Another challenge raised by the observers has to do with the inability of the Iraqi army to control the borders. Jabar Yawar, a retired Iraqi army general, told Aljazeera that the border guards who were sent to the borders since 2005 include 3 brigades of 9,000 soldiers and officers that are insufficient for securing borders of over 1,000 kilometers length.
Also, Fadhel Abu Raghif, a security expert, believes that it is almost impossible to control the borders of Iraq and Turkey only through the deployment of military forces and without numerous checkpoints and thermal cameras and long-range drones, especially since the border areas are mountainous and rough, which often do not allow the movement of military vehicles.
Yawar adds that the Iraqi forces are still underequipped and the country does not have systems covering the whole of its skies.

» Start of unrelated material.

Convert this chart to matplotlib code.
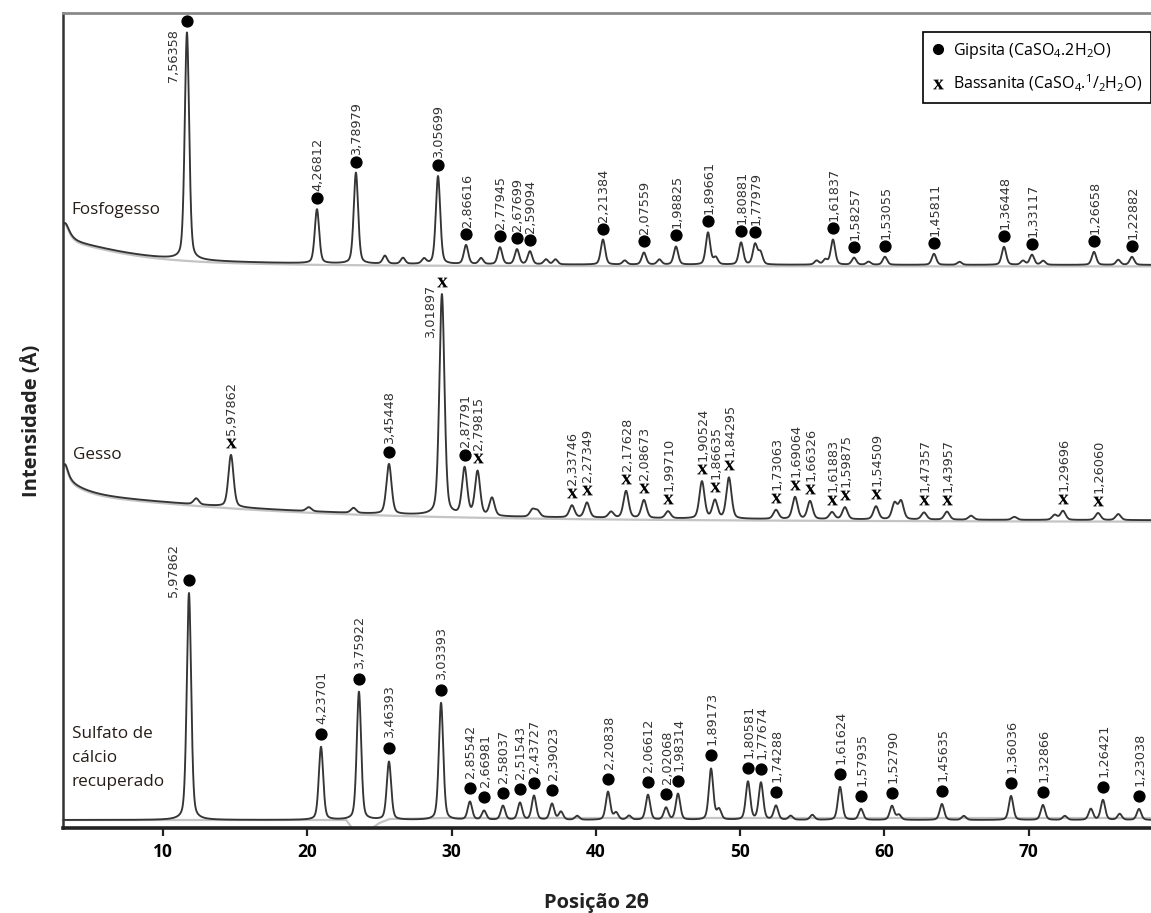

Additionally, Iraq lacks a radar system that covers all of the country.
Despite these challenges and obstacles, the pressures by
the regional states and the central government on the Kurdistan
government to abandon its tolerance and even facilitation of the
activities of terrorist groups and foreign intelligence services on the
one hand and bolstering military and security partnership with
neighboring countries on the other hand are the main ways for
sustainable border security. Moreover, the Iraqi government should not
ignore the huge potentials of the Popular Mobilization Forces (PMF),
which are officially part of the country’s armed forces and have great
maneuvering powers to battle terrorist groups and militants.